Here, according to Overstock‘s submission, users of the Overstock website “accept” the Terms and Conditions merely by using the website. This assertion alone does not support a finding that a binding agreement existed, however, because Overstock did not allege any facts tending to show that a user would have had actual or constructive knowledge of the Terms and Conditions. We therefore conclude that Overstock‘s motion failed to carry Overstock‘s initial burden to demonstrate the existence of an arbitration agreement, and the district court correctly denied the motion.
We recognize that Overstock attempted to put forward additional evidence that Hines had notice of the Terms and Conditions of the Overstock website in its motion for reconsideration.
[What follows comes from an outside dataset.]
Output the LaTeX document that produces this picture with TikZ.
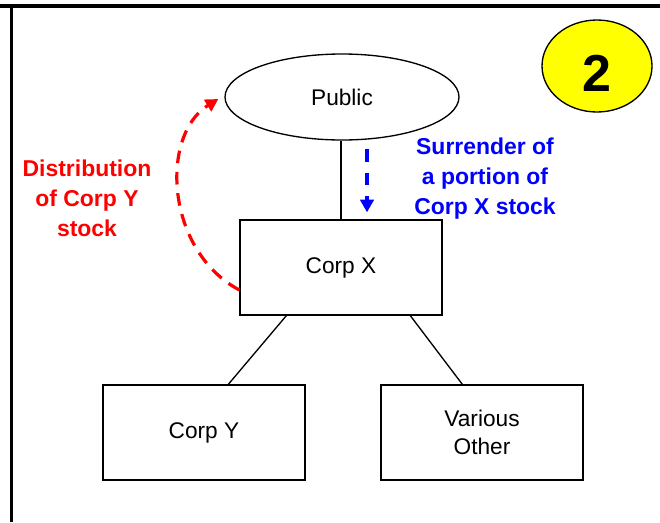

The district court denied the motion because Overstock could have introduced this evidence in its initial motion but did not. Overstock makes no argument here to suggest that this decision was an abuse of discretion, see RJE Corp. v. Northville Indus. Corp., 329 F.3d 310, 316 (2d Cir. 2003) (per curiam), and we see none. See Virgin Atl. Airways, Ltd. v. Nat‘l Mediation Bd., 956 F.2d 1245, 1255 (2d Cir. 1992) (reconsideration is appropriate if there is “an intervening change of controlling law,” if “new evidence” becomes available, or if there is a “need to correct a clear error or prevent manifest injustice.” (internal quotation marks omitted)).
We have considered Overstock‘s remaining arguments on appeal and conclude that they are without merit. For the foregoing reasons, the judgment of the district court is AFFIRMED. Appellee‘s motion to strike portions of the Appellant‘s brief and appendix is DENIED AS MOOT. Appellee‘s motion for sanctions is DENIED.